▶ Written instruction
Write out each line word for word. Drop pictures.

▶ Supplied data
* * *

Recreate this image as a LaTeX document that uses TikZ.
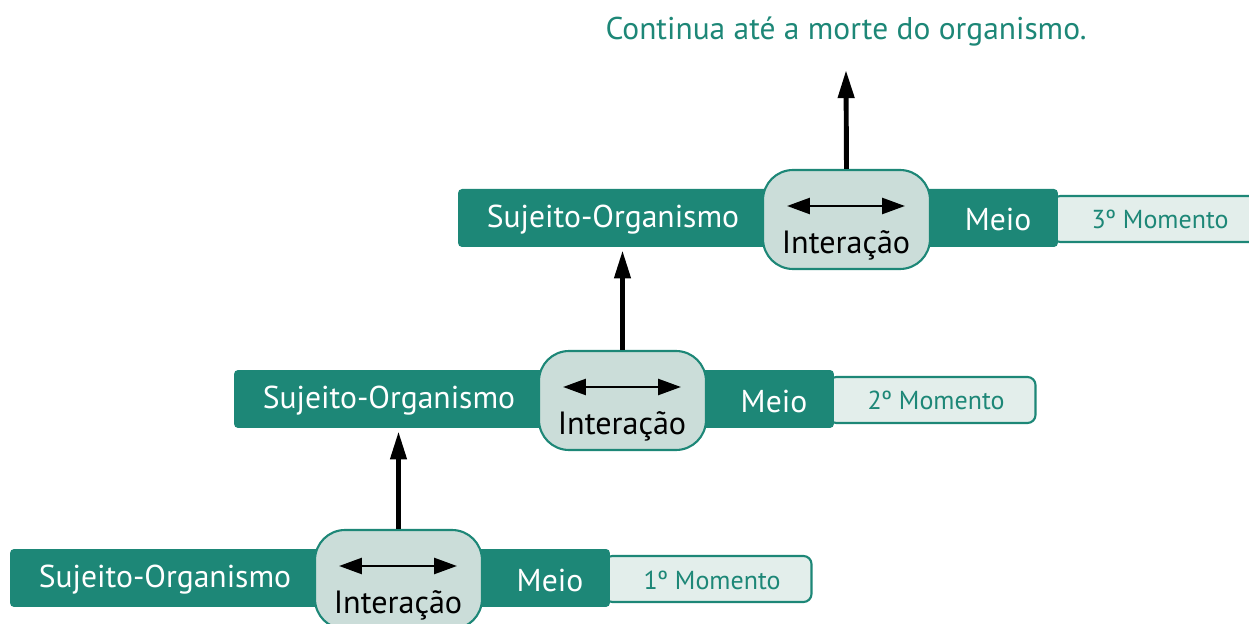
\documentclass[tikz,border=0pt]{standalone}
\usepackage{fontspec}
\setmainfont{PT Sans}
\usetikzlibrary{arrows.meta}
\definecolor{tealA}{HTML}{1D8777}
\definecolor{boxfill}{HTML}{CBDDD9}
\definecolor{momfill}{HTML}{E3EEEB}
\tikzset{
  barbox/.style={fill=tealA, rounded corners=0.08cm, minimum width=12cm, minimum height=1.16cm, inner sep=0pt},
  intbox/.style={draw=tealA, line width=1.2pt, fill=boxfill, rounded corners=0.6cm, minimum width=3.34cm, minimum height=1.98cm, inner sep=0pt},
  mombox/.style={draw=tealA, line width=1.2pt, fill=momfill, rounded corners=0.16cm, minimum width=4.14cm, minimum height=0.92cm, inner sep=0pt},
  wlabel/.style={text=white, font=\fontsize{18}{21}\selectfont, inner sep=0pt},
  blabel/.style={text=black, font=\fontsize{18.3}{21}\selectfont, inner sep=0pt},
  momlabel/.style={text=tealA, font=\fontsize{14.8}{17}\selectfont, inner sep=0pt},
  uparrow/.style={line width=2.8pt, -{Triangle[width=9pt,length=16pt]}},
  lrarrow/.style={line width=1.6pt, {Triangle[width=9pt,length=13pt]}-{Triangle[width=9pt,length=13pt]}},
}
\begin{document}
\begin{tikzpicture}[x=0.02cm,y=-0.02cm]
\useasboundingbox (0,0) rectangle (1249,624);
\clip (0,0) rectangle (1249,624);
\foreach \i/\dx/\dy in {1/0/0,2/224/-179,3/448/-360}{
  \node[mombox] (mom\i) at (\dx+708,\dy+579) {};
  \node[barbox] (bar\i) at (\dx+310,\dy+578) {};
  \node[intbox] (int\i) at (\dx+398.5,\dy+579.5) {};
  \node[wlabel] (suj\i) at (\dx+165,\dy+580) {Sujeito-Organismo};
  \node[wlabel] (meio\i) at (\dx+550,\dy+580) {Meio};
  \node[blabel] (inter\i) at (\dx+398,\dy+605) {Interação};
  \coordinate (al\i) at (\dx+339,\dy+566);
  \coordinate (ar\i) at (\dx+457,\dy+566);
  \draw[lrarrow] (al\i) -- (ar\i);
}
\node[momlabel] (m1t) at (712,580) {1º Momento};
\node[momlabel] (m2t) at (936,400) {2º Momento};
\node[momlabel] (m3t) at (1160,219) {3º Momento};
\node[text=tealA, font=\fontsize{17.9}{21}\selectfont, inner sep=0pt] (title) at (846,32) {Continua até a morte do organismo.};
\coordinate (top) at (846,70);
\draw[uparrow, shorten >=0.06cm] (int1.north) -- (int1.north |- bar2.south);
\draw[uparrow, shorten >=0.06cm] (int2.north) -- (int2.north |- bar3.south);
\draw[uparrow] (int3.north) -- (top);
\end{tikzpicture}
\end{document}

* * *

▶ Final answer
Recreate this image as a LaTeX document that uses TikZ.
\documentclass[tikz,border=0pt]{standalone}
\usepackage{fontspec}
\setmainfont{PT Sans}
\usetikzlibrary{arrows.meta}
\definecolor{tealA}{HTML}{1D8777}
\definecolor{boxfill}{HTML}{CBDDD9}
\definecolor{momfill}{HTML}{E3EEEB}
\tikzset{
  barbox/.style={fill=tealA, rounded corners=0.08cm, minimum width=12cm, minimum height=1.16cm, inner sep=0pt},
  intbox/.style={draw=tealA, line width=1.2pt, fill=boxfill, rounded corners=0.6cm, minimum width=3.34cm, minimum height=1.98cm, inner sep=0pt},
  mombox/.style={draw=tealA, line width=1.2pt, fill=momfill, rounded corners=0.16cm, minimum width=4.14cm, minimum height=0.92cm, inner sep=0pt},
  wlabel/.style={text=white, font=\fontsize{18}{21}\selectfont, inner sep=0pt},
  blabel/.style={text=black, font=\fontsize{18.3}{21}\selectfont, inner sep=0pt},
  momlabel/.style={text=tealA, font=\fontsize{14.8}{17}\selectfont, inner sep=0pt},
  uparrow/.style={line width=2.8pt, -{Triangle[width=9pt,length=16pt]}},
  lrarrow/.style={line width=1.6pt, {Triangle[width=9pt,length=13pt]}-{Triangle[width=9pt,length=13pt]}},
}
\begin{document}
\begin{tikzpicture}[x=0.02cm,y=-0.02cm]
\useasboundingbox (0,0) rectangle (1249,624);
\clip (0,0) rectangle (1249,624);
\foreach \i/\dx/\dy in {1/0/0,2/224/-179,3/448/-360}{
  \node[mombox] (mom\i) at (\dx+708,\dy+579) {};
  \node[barbox] (bar\i) at (\dx+310,\dy+578) {};
  \node[intbox] (int\i) at (\dx+398.5,\dy+579.5) {};
  \node[wlabel] (suj\i) at (\dx+165,\dy+580) {Sujeito-Organismo};
  \node[wlabel] (meio\i) at (\dx+550,\dy+580) {Meio};
  \node[blabel] (inter\i) at (\dx+398,\dy+605) {Interação};
  \coordinate (al\i) at (\dx+339,\dy+566);
  \coordinate (ar\i) at (\dx+457,\dy+566);
  \draw[lrarrow] (al\i) -- (ar\i);
}
\node[momlabel] (m1t) at (712,580) {1º Momento};
\node[momlabel] (m2t) at (936,400) {2º Momento};
\node[momlabel] (m3t) at (1160,219) {3º Momento};
\node[text=tealA, font=\fontsize{17.9}{21}\selectfont, inner sep=0pt] (title) at (846,32) {Continua até a morte do organismo.};
\coordinate (top) at (846,70);
\draw[uparrow, shorten >=0.06cm] (int1.north) -- (int1.north |- bar2.south);
\draw[uparrow, shorten >=0.06cm] (int2.north) -- (int2.north |- bar3.south);
\draw[uparrow] (int3.north) -- (top);
\end{tikzpicture}
\end{document}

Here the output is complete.